MPs' expenses: Under-fire watchdog Ipsa launches review
MPs have attacked Parliament's expenses watchdog as it launches a public consultation into what politicians should be allowed to claim.
Tory Roger Gale suggested its chairman should consider resigning, while Lib Dem Bob Russell said it was "not fit for purpose" and should be scrapped.
Chairman Sir Ian Kennedy said major changes were not on the cards and Ipsa was "here for the long haul".
But the review says detailed rules may be replaced by a set of principles.
The Independent Parliamentary Standards Authority is reviewing the expenses scheme, less than a year after it was set up following the 2009 scandal.
Although Sir Ian told the BBC fundamental reform was "absolutely not" on the cards, the review says that the system of detailed rules currently in force "cannot answer all the questions that are asked by 650 different MPs and their staff, each of whom operates in their own individual way".
Eight months after it began, the IPSA says the volume of calls from MPs has not dropped noticeably - and it is putting pressure on MPs, their staff and on Ipsa.
MPs are said to be worried that claims will be rejected because they misunderstood the rules - and those rejections will be published. However most rejections are due to administrative mistakes, the review says.
The review says: "This opens up the possibility that an expenses scheme based more on a set of principles which do not attempt to cover every eventuality will, in time, gain support.
"It will need a decision that a system that is easy to understand is preferable to a larger rule book which seeks certainty but necessarily falls short of delivering it."
It adds that MPs would have to agree to take "greater responsibility for their claims" - and that the majority of claims would continue to be published and auditing would continue to give taxpayers assurance.
The review also addresses the controversial accommodation expenses which allowed MPs to buy second homes subsidised by the taxpayer.
Under the new system that practiced ended but MPs who already owned second homes were allowed to continue claiming towards mortgage interest payments until 31 August 2012. At the end of that period they must repay a percentage of any profit - even if they have not yet sold the property, which some MPs say is unfair.
While the review says Ipsa "does not expect to change the rules on mortgage interest" and on capital gains it asks if respondents think it should be changed.
The review also asks whether MPs should be allowed to claim second home accommodation expenses for children aged five to 21 - currently MPs can only claim for children under five years old - unless they are a lone parent or have a disabled child or relative. It follows complaints the new rules are "anti family".
It also looks at whether MPs should be able to make more travel claims for their children or partners and whether MPs representing seats in "outer London" should be allowed to claim more - as they were before the rules changed - or whether the definition of "outer London" should be narrowed.
Ipsa says MPs have struggled with a rule that they submit receipts within 90 days of the expense - and the review suggests they could be allowed longer to do so. And it suggests staff could be allowed to submit claims for an MP, as long as the MP accepts "full accountability".

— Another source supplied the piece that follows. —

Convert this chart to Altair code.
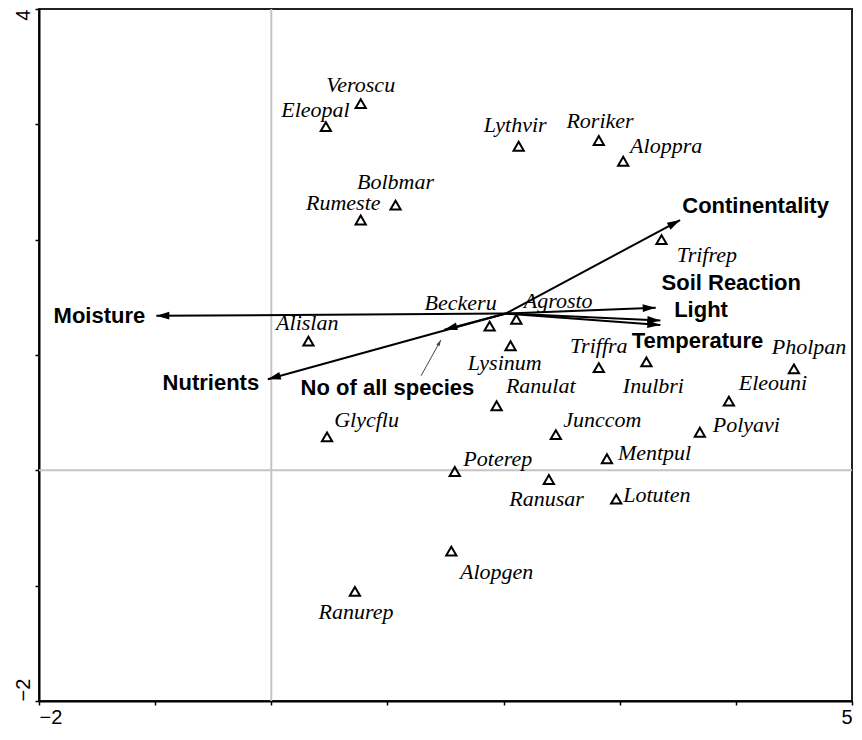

Asked if fundamental changes were ahead, Ipsa chairman Sir Ian told the BBC: "Absolutely not. Ipsa is doing the job Parliament asked it to do. We are here for the long haul. It's not an immediate quick fix that is possible."
He suggested some MPs "find it difficult to come to terms with the notion of independent regulation... That takes its time and some find it an uncomfortable process."
But Conservative MP Roger Gale told the BBC: "What we have put in place does not work and those responsible have got to be replaced. I think that both the chairman of Ipsa and the interim chief executive are going to have to consider their own positions."
Lib Dem Bob Russell said: "I think in its present form it should be scrapped frankly because it is not fit for purpose."
And Labour backbencher David Winnick said: "The patience of Members of Parliament has reached such a state that inevitably there will be changes."
Sir Ian told the BBC he had not even considered standing down. In a foreword to the consultation, which runs until 11 February, he also said he wanted to hear "not only from MPs but from taxpayers around the country, after all it is the taxpayer who pays the expenses".
House of Commons leader Sir George Young welcomed Ipsa's inquiry and said the body should look at areas where it was not supporting MPs in carrying out their jobs. He said MPs who are "experiencing difficulties" should take part adding:" We support the principles of independent and transparent regulation of MPs' expenses."
Last month, Prime Minister David Cameron told a meeting of the 1922 Committee of Tory MPs the parliamentary expenses system was "not acceptable" and must change.